Принимая деятельное участие в восстановлении страны, Щусев уже думал и о ее будущем. Так, после войны он занялся проектированием высотных зданий в Москве. Архитектор давно считал важным строительство домов-башен и всячески отстаивал это направление, которое тогда считалось неоднозначным. Многие чиновники, отвечавшие за развитие столицы, опасались, что будет испорчен исторический облик города.

«Щусев не мечтал о спокойной старости, — заключал архитектор Афанасьев. — В его произведениях последних лет жизни мы не видим упадка творческих сил. Жизнь вокруг него била ключом, и он не только не отставал от нее, но продолжал быть в числе наиболее творчески активных зодчих».

Финальным аккордом блистательной карьеры стала станция метро «Комсомольская» Кольцевой линии. В первоначальном плане Щусева она имела название «Зал Победы» и должна была символизировать триумф Красной армии и советского народа. Работа над проектом заняла около четырех лет, причем архитектор завершил и утвердил его незадолго до своей кончины, так что в жизнь его замыслы претворяли уже другие люди.
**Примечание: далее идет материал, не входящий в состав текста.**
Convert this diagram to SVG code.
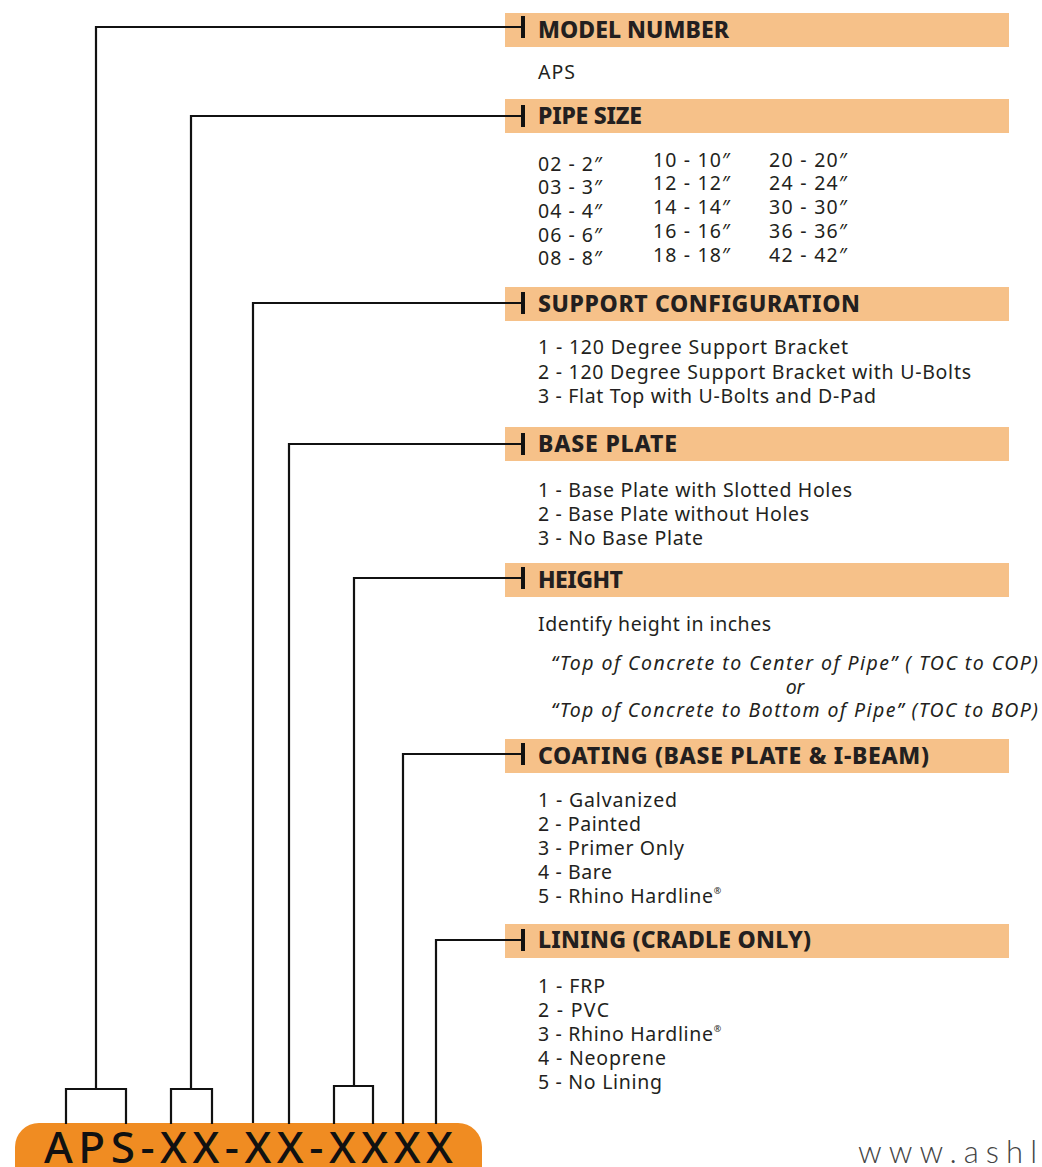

Невероятно деятельный на протяжении всей карьеры — и это в профессии, где темпы реализации идей никогда не бывают быстрыми, — Щусев и из жизни ушел, по сути, на рабочем месте

Он почувствовал себя плохо в Киеве, куда прилетел в составе комиссии по реконструкции города. Через несколько дней после возвращения в Москву, 24 мая 1949 года, он скончался в возрасте 75 лет. Его творения — будь то церкви или правительственные здания, дома культуры или вокзалы — продолжают служить визитными карточками столицы и всей России. Сам же он навсегда вошел в историю как единственный зодчий, который не только застал сразу три принципиально разные по идеологии эпохи, но и был успешен в каждой из них — с одинаковым рвением трудился и во времена возвращения градостроительства к русским корням, и в эру конструктивистских экспериментов, и в годы доминирования сталинского стиля. Спустя три четверти века уже современным архитекторам абсурдно не обращаться к его наследию и идеям, которые не только не противоречат никаким новым веяниям, но и всячески их приветствуют.